Monday 13 July 2015

Kreutzer vs Kreutzer

by Laura Wade

seen at the Sam Wanamaker Playhouse on 12 July 2015

This new 'play for voices' features Katherine Parkinson as 'Woman' and Samuel West as 'Man', with Thomas Gould (violin) and Ana-Maria Vera (piano) playing Beethoven's Violin Sonata No. 9 (the 'Kreutzer' ), and Thomas Gould (first violin), Jamie Campbell (second violin), Max Baillie (viola) and Minat Lyons (cello) playing Janáček's String Quartet No. 1 (the 'Keutzer Sonata'). It is directed by Tamara Harvey.

Laura Wade has had the brilliant idea of linking three famous works - the two musical pieces mentioned above and Tolstoy's story 'The Kreutzer Sonata' - in a meditation on the fraught relationships between men and women. Tolstoy's story is related by a man who has killed his wife from jealousy when she has begun an affair with a musician friend of his while they were practising Beethoven's sonata together. Janáček's quartet, in turn, is a response to Tolstoy's story, inflected by his own unconsummated passion for a young married woman (Kamila Stösslová) to whom he wrote more than 700 letters towards the end of his life.


The play opens with the Woman and the Man encountering each other for the first time in the terms laid out by Tolstoy's story - the musician arriving at the house at the request of his friend, to play music with the wife, who claims not to be proficient, but who suggests they play Beethoven's 'Kreutzer' sonata together. This is a difficult, rich and passionate work - the musician is amazed at the suggestion, then delighted to find that the wife can hold her own in the piano part. After the first movement has been played, the pair flirt and spar with each other ; after the second movement, there is a scene some time later when they have begun an affair. The third movement begins just as the husband confronts them.

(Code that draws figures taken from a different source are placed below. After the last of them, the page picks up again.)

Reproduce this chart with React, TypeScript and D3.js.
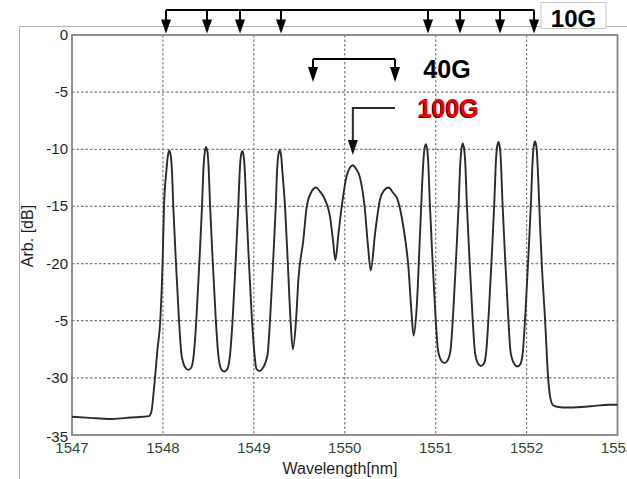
import React from "react";
import * as d3 from "d3";

const wavelength = [
  1547.0, 1547.198, 1547.418, 1547.6, 1547.693, 1547.847, 1547.875, 1547.895, 1547.913, 1547.94,
  1547.971, 1547.996, 1548.012, 1548.037, 1548.054, 1548.07, 1548.087, 1548.1, 1548.114, 1548.144,
  1548.177, 1548.205, 1548.246, 1548.279, 1548.312, 1548.339, 1548.367, 1548.4, 1548.43, 1548.444,
  1548.457, 1548.474, 1548.491, 1548.504, 1548.518, 1548.548, 1548.581, 1548.609, 1548.642, 1548.675,
  1548.708, 1548.738, 1548.766, 1548.799, 1548.829, 1548.843, 1548.856, 1548.873, 1548.89, 1548.903,
  1548.917, 1548.947, 1548.98, 1549.008, 1549.028, 1549.061, 1549.094, 1549.15, 1549.178, 1549.211,
  1549.241, 1549.255, 1549.268, 1549.285, 1549.301, 1549.315, 1549.343, 1549.374, 1549.404, 1549.429,
  1549.464, 1549.49, 1549.545, 1549.582, 1549.629, 1549.684, 1549.728, 1549.783, 1549.838, 1549.871,
  1549.897, 1549.932, 1549.967, 1550.022, 1550.058, 1550.088, 1550.124, 1550.168, 1550.218, 1550.256,
  1550.286, 1550.333, 1550.388, 1550.432, 1550.482, 1550.531, 1550.581, 1550.645, 1550.7, 1550.737,
  1550.757, 1550.79, 1550.828, 1550.858, 1550.872, 1550.891, 1550.908, 1550.921, 1550.935, 1550.965,
  1550.998, 1551.026, 1551.063, 1551.096, 1551.129, 1551.163, 1551.191, 1551.224, 1551.254, 1551.268,
  1551.282, 1551.298, 1551.315, 1551.328, 1551.342, 1551.372, 1551.405, 1551.433, 1551.466, 1551.499,
  1551.532, 1551.555, 1551.583, 1551.616, 1551.646, 1551.66, 1551.674, 1551.69, 1551.707, 1551.72,
  1551.734, 1551.764, 1551.797, 1551.825, 1551.866, 1551.899, 1551.932, 1551.958, 1551.986, 1552.019,
  1552.049, 1552.063, 1552.077, 1552.093, 1552.11, 1552.13, 1552.15, 1552.167, 1552.204, 1552.237,
  1552.262, 1552.292, 1552.35, 1552.446, 1552.6, 1552.75, 1552.9, 1553.0,
];

const powerDb = [
  -33.4, -33.5, -33.6, -33.5, -33.45, -33.35, -32.9, -31.5, -30.0, -27.5,
  -25.0, -20.0, -15.0, -12.0, -10.6, -10.1, -10.6, -12.0, -15.0, -20.0,
  -25.0, -28.0, -29.1, -29.3, -29.1, -28.0, -25.0, -20.0, -15.0, -12.0,
  -10.5, -9.8, -10.3, -11.8, -14.8, -19.8, -24.8, -28.0, -29.25, -29.45,
  -29.25, -28.0, -25.0, -20.0, -15.0, -12.2, -10.7, -10.15, -10.7, -12.2,
  -15.0, -20.0, -25.0, -28.0, -29.2, -29.4, -29.2, -28.0, -25.0, -20.0,
  -15.0, -12.0, -10.6, -10.05, -10.6, -12.0, -15.0, -20.0, -25.0, -27.5,
  -25.0, -21.4, -17.9, -15.0, -13.8, -13.35, -13.7, -14.4, -15.9, -18.0,
  -19.7, -17.3, -15.0, -12.3, -11.6, -11.4, -11.7, -12.5, -15.0, -18.5,
  -20.6, -17.4, -14.4, -13.6, -13.35, -13.8, -14.4, -16.8, -20.3, -24.6,
  -26.3, -24.0, -17.4, -12.0, -10.3, -9.55, -10.1, -11.6, -14.6, -19.6,
  -24.6, -27.6, -28.5, -28.7, -28.5, -27.6, -24.6, -19.6, -14.6, -11.6,
  -10.1, -9.5, -10.1, -11.6, -14.6, -19.6, -24.6, -27.8, -28.75, -28.96,
  -28.75, -27.8, -24.5, -19.5, -14.5, -11.5, -9.9, -9.35, -9.9, -11.5,
  -14.5, -19.5, -24.5, -27.8, -28.8, -29.0, -28.8, -27.8, -24.5, -19.5,
  -14.5, -11.5, -9.85, -9.3, -9.9, -13.0, -17.0, -20.0, -25.0, -30.0,
  -31.8, -32.4, -32.55, -32.6, -32.55, -32.45, -32.35, -32.35,
];

const xTicks = [1547, 1548, 1549, 1550, 1551, 1552, 1553];
const xTickLabels = ["1547", "1548", "1549", "1550", "1551", "1552", "1553"];
const yTicks = [0, -5, -10, -15, -20, -25, -30, -35];
const yTickLabels = ["0", "-5", "-10", "-15", "-20", "-5", "-30", "-35"];

const arrows10G = [1548.034, 1548.485, 1548.848, 1549.299, 1550.916, 1551.268, 1551.708, 1552.082];
const arrows40G = [1549.651, 1550.553];
const arrow100G = 1550.089;
const label10G = "10G";
const label40G = "40G";
const label100G = "100G";

const W = 627;
const H = 479;
const margin = { left: 72, top: 35, right: 10, bottom: 44 };
const FONT = "Arial, 'Liberation Sans', Helvetica, sans-serif";

function ArrowHead({ x, tip, w = 10, h = 14, color = "#000" }: any) {
  return <path d={`M${x - w / 2},${tip - h} L${x + w / 2},${tip - h} L${x},${tip} Z`} fill={color} />;
}

export default function App() {
  const x = d3.scaleLinear().domain([1547, 1553]).range([72, 617.5]);
  const y = d3.scaleLinear().domain([-35, 0]).range([435, 35]);
  const pts = wavelength.map((w, i) => [w, powerDb[i]] as [number, number]);
  const line = d3
    .line<[number, number]>()
    .x((d) => x(d[0]))
    .y((d) => y(d[1]))
    .curve(d3.curveMonotoneX);

  const topY = 10; // 10G bracket
  const tip10 = 33.5;
  const y40 = 59;
  const tip40 = 82;
  const y100 = 108;
  const tip100 = 155;
  const x100h = x(1550.553);

  return (
    <svg
      width={W}
      height={H}
      style={{ position: "absolute", left: 0, top: 0, background: "#fff" }}
      fontFamily={FONT}
    >
      <rect x={0} y={0} width={W} height={H} fill="#fff" />
      {/* outer frame */}
      <line x1={19.5} y1={26.5} x2={W} y2={26.5} stroke="#b4b4b4" strokeWidth={1} />
      <line x1={19.5} y1={26.5} x2={19.5} y2={H} stroke="#b4b4b4" strokeWidth={1} />

      {/* grid */}
      {xTicks.slice(1, -1).map((t) => (
        <line key={"gx" + t} x1={x(t)} x2={x(t)} y1={y(0)} y2={y(-35)} stroke="#7a7a7a" strokeWidth={1.2} strokeDasharray="2.5 2" />
      ))}
      {yTicks.slice(1, -1).map((t) => (
        <line key={"gy" + t} x1={x(1547)} x2={x(1553)} y1={y(t)} y2={y(t)} stroke="#7a7a7a" strokeWidth={1.2} strokeDasharray="2.5 2" />
      ))}

      {/* plot box */}
      <rect x={x(1547)} y={y(0)} width={x(1553) - x(1547)} height={y(-35) - y(0)} fill="none" stroke="#858585" strokeWidth={1.8} />

      {/* curve */}
      <path d={line(pts) || ""} fill="none" stroke="#2a2a2a" strokeWidth={1.9} strokeLinejoin="round" />

      {/* y tick labels */}
      {yTicks.map((t, i) => (
        <text key={"yl" + t} x={68} y={y(t) + (t === -35 ? 7 : 5)} textAnchor="end" fontSize={15} fill="#1e1e1e">
          {yTickLabels[i]}
        </text>
      ))}
      {/* x tick labels */}
      {xTicks.map((t, i) => (
        <text key={"xl" + t} x={x(t)} y={453} textAnchor="middle" fontSize={15} fill="#2f4a2f">
          {xTickLabels[i]}
        </text>
      ))}

      {/* axis titles */}
      <text x={340} y={474} textAnchor="middle" fontSize={16} fill="#1e1e1e">
        Wavelength[nm]
      </text>
      <text transform={`translate(33,236) rotate(-90)`} textAnchor="middle" fontSize={16} fill="#1e1e1e">
        Arb. [dB]
      </text>

      {/* 10G annotation */}
      <line x1={x(arrows10G[0])} x2={x(arrows10G[arrows10G.length - 1])} y1={topY} y2={topY} stroke="#000" strokeWidth={2} />
      {arrows10G.map((w) => (
        <g key={"a10" + w}>
          <line x1={x(w)} x2={x(w)} y1={topY} y2={tip10 - 12} stroke="#000" strokeWidth={2} />
          <ArrowHead x={x(w)} tip={tip10} w={10} h={14} />
        </g>
      ))}
      <rect x={541} y={2.5} width={65} height={26} fill="#fff" stroke="#c8c8c8" strokeWidth={1} />
      <text x={573.5} y={26.5} textAnchor="middle" fontSize={24} fontWeight="bold" fill="#000">
        {label10G}
      </text>

      {/* 40G annotation */}
      <line x1={x(arrows40G[0])} x2={x(arrows40G[1])} y1={y40} y2={y40} stroke="#000" strokeWidth={2} />
      {arrows40G.map((w) => (
        <g key={"a40" + w}>
          <line x1={x(w)} x2={x(w)} y1={y40} y2={tip40 - 12} stroke="#000" strokeWidth={2} />
          <ArrowHead x={x(w)} tip={tip40} w={10} h={15} />
        </g>
      ))}
      <text x={447} y={78} textAnchor="middle" fontSize={25} fontWeight="bold" fill="#000">
        {label40G}
      </text>

      {/* 100G annotation */}
      <polyline
        points={`${x100h},${y100} ${x(arrow100G)},${y100} ${x(arrow100G)},${tip100 - 12}`}
        fill="none"
        stroke="#2a2a2a"
        strokeWidth={2}
      />
      <ArrowHead x={x(arrow100G)} tip={tip100} w={10} h={15} color="#111" />
      <text x={447.5} y={118} textAnchor="middle" fontSize={25} fontWeight="bold" fill="#3a0000">
        {label100G}
      </text>
      <text x={448.5} y={117} textAnchor="middle" fontSize={25} fontWeight="bold" fill="#ee0000">
        {label100G}
      </text>
    </svg>
  );
}
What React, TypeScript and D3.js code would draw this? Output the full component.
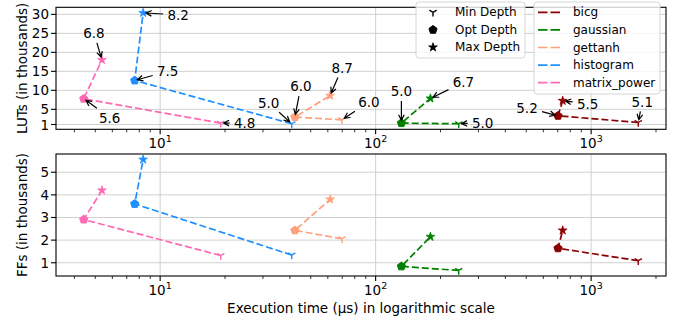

Katherine Parkinson and Samuel West are wonderful at conveying the progress of this affair - the initial awkwardness and social politeness gliding into banter, and then a delightful post-coital scene in which the man's amour propre is punctured by the woman's assertive pleasure in her own sensuality. There is a deliberate and pointed modern gloss on the woman's frankness which cleverly undercuts the implicit misogyny of Tolstoy's story, made all the more effective by having no actor to represent the husband.  

In the second half, the scene begins again almost identically, only this time the dialogues are intercut with the movements of the Janáček quartet. After the first movement, the situation diverges with the woman firmly rejecting the declaration of the musician's feelings, though regretting that her sense of propriety forces her to lose the musician as a friend. He persuades her to continue with the planned concert performance for which they are practising, as to call it off would only confirm the husband's suspicions, and she agrees. Between the second and third movements there is a scene in which the tension between the man and the woman renders both small talk and effusive compliments equally fraught with awkward double meanings. Between the third and fourth movements the musician visits the house to upbraid the wife for not answering his letters. She is disparagingly matter-of-fact about this, pointing out firstly that no-one replies to thank you letters (which is what his first was), and secondly that if he wants to record all his impressions, he should keep a diary like other people. At this point the husband returns and can only draw the same conclusion as before - even though the situation is completely different.

This was a delightful evening in which the richness of the music was enhanced by the domestic dramas enfolding it, while the intensity of the emotions of the Woman and the Man was given emphasis by the excellent musical performances. The two actors merely circled round the instruments on the small stage, or, in the fatal bedroom scene of the first half, the Man simply stood on a chair immobilised, to signify that he was languishing in bed but suddenly appalled by the realisation that the Woman was not as 'pure' as he had imagined - a terrific skewering of the double standards of the nineteenth century (and of the twentieth, and doubtless the twenty-first as well). This imaginative solution to blending the dialogues with the musical performances was entirely successful.

It is a pity that there are only two performances.